Stored records:

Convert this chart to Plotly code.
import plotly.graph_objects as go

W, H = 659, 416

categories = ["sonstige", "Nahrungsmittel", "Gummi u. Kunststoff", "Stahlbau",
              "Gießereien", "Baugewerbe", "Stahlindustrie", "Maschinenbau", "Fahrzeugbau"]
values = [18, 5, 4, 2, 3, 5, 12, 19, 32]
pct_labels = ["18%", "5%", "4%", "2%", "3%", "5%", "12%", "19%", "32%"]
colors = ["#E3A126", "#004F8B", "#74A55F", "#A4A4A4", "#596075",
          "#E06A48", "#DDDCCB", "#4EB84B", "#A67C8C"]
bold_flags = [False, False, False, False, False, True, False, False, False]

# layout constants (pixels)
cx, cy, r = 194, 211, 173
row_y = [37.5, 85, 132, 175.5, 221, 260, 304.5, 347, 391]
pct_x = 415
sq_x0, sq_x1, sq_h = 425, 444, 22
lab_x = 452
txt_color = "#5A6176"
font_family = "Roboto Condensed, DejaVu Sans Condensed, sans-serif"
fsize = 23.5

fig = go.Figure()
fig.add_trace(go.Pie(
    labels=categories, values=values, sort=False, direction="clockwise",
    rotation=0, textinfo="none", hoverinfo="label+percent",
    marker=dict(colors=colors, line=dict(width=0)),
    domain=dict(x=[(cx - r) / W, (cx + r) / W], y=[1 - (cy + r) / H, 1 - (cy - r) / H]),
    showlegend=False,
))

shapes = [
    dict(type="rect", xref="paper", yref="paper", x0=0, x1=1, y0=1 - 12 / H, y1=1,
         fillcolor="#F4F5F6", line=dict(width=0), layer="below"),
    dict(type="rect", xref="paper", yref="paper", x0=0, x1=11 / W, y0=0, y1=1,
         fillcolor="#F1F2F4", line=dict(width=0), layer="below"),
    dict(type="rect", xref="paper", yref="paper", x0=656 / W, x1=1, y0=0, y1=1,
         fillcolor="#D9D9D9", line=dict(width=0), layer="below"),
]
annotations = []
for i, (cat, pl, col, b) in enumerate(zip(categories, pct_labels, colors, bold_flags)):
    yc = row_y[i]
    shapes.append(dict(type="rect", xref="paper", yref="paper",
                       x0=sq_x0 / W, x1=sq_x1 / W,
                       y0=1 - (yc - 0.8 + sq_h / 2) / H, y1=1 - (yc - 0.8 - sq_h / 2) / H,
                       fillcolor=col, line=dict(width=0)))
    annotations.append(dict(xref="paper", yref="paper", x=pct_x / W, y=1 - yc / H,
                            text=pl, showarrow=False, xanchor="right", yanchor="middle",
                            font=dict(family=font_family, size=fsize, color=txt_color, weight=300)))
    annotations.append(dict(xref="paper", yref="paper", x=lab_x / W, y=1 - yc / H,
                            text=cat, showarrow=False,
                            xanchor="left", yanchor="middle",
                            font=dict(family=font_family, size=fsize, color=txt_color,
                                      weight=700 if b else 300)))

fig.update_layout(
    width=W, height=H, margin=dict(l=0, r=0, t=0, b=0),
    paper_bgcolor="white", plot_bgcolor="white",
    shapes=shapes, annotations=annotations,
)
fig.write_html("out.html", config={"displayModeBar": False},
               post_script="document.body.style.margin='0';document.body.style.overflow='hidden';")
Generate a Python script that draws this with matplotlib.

--

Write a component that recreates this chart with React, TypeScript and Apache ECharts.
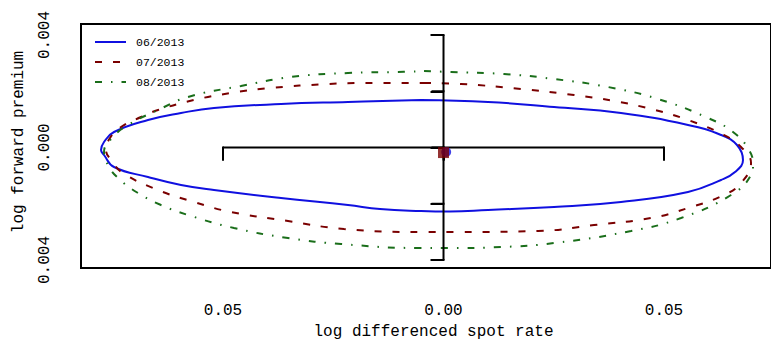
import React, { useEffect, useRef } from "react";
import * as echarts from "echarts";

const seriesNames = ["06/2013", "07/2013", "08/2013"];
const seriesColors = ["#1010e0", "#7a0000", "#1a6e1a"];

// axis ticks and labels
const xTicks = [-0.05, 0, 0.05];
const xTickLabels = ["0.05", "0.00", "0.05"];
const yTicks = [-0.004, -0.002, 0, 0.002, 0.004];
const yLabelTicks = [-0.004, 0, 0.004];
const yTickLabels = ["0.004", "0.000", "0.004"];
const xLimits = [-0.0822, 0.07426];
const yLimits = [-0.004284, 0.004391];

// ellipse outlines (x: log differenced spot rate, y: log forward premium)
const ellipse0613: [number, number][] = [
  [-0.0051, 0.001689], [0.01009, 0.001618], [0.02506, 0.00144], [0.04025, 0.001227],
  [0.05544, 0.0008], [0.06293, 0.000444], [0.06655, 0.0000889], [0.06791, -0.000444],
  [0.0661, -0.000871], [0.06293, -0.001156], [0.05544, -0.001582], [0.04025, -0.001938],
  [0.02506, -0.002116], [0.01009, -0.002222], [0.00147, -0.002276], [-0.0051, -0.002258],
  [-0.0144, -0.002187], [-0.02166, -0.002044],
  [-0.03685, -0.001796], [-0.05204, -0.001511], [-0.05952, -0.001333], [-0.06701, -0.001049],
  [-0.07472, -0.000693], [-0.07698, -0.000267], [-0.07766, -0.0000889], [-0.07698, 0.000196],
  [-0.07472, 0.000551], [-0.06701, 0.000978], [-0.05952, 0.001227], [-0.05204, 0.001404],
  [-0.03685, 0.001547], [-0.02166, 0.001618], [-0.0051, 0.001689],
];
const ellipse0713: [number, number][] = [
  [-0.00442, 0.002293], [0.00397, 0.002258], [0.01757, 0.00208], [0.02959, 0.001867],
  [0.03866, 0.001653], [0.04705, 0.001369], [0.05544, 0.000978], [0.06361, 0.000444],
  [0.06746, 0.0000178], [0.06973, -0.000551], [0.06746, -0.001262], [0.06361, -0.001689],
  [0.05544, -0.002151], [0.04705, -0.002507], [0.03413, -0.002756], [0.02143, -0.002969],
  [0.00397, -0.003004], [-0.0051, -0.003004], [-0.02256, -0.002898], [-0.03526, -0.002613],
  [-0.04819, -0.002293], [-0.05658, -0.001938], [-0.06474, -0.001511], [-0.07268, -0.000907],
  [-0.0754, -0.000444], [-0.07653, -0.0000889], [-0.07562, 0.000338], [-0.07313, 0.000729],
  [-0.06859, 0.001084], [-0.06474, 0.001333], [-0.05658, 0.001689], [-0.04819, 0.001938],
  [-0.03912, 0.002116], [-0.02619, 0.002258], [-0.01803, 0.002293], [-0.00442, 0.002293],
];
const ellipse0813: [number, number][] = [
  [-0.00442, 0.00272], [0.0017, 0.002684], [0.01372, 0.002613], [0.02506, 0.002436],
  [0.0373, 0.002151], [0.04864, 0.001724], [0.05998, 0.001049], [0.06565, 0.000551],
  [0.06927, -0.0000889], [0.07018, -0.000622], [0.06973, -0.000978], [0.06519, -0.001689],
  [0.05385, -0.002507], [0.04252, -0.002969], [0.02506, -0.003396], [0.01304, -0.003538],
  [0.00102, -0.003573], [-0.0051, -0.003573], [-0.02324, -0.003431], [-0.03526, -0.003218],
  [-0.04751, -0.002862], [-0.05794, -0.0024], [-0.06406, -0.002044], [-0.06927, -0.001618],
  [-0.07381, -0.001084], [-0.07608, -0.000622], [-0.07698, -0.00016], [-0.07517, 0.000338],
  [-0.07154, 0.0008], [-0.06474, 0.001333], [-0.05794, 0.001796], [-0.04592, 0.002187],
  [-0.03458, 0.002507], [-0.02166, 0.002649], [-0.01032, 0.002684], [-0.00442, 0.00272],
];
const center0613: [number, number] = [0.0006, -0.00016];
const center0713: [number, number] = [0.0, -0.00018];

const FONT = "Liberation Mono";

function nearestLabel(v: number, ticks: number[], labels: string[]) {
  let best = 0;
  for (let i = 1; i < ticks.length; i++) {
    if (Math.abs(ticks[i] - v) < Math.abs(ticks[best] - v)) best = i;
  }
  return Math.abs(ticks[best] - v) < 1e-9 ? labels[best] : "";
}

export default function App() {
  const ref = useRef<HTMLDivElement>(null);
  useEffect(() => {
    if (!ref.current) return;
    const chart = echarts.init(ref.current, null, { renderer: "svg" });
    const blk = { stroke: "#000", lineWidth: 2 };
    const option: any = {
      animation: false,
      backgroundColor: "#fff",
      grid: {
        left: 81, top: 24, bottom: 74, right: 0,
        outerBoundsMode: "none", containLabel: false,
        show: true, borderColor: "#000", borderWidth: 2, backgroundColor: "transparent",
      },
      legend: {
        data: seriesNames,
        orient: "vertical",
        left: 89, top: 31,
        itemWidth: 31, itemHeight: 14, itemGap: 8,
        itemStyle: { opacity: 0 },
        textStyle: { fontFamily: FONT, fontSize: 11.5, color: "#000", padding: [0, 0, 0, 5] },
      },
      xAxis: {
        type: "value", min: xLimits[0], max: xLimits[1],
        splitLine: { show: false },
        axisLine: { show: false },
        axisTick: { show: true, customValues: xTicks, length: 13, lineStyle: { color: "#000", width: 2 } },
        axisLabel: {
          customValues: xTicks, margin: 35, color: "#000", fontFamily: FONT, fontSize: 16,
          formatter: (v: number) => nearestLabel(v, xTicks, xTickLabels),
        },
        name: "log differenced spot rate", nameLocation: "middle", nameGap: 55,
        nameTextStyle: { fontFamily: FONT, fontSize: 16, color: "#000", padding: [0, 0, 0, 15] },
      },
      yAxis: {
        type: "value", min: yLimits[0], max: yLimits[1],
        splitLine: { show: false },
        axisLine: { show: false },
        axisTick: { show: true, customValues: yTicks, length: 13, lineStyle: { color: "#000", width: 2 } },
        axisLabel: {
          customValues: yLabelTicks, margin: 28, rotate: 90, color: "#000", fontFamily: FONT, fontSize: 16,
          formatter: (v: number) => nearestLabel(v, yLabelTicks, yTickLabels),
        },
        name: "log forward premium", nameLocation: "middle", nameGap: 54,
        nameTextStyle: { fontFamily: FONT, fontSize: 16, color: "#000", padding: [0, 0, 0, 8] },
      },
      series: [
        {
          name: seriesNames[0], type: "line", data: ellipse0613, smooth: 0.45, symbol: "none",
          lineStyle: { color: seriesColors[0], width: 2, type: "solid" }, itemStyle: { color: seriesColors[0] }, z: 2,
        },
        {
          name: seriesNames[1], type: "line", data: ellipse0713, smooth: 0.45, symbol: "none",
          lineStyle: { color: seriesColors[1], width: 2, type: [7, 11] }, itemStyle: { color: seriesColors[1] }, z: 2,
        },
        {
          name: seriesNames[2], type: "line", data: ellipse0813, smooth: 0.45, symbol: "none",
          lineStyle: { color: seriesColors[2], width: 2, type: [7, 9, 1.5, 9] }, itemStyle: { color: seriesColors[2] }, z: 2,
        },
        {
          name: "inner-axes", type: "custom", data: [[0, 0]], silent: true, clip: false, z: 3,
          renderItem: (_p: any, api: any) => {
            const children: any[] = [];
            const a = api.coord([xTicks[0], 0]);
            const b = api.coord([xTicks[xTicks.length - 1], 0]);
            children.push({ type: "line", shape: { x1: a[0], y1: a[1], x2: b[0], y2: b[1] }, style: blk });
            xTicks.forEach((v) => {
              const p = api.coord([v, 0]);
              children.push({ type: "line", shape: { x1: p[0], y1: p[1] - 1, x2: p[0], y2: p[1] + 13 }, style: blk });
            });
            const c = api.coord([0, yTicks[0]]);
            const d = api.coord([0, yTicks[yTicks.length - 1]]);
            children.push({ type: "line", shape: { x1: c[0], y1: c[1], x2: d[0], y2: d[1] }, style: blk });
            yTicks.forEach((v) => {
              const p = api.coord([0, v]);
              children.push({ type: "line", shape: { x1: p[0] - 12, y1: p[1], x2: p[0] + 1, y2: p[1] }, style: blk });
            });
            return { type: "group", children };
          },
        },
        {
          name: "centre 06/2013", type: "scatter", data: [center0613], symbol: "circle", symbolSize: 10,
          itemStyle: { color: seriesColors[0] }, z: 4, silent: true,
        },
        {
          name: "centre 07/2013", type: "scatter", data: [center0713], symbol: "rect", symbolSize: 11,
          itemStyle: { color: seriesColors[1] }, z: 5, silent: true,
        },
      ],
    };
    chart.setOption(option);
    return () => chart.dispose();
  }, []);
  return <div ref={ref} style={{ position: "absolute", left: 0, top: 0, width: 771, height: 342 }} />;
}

Instructions to follow: Leaving the pictures out, write out exactly the lines from the line containing "Write a component" through the line containing "const yLimits = [-0.004284, 0.004391];", both included.

Finished task:
Write a component that recreates this chart with React, TypeScript and Apache ECharts.
import React, { useEffect, useRef } from "react";
import * as echarts from "echarts";

const seriesNames = ["06/2013", "07/2013", "08/2013"];
const seriesColors = ["#1010e0", "#7a0000", "#1a6e1a"];

// axis ticks and labels
const xTicks = [-0.05, 0, 0.05];
const xTickLabels = ["0.05", "0.00", "0.05"];
const yTicks = [-0.004, -0.002, 0, 0.002, 0.004];
const yLabelTicks = [-0.004, 0, 0.004];
const yTickLabels = ["0.004", "0.000", "0.004"];
const xLimits = [-0.0822, 0.07426];
const yLimits = [-0.004284, 0.004391];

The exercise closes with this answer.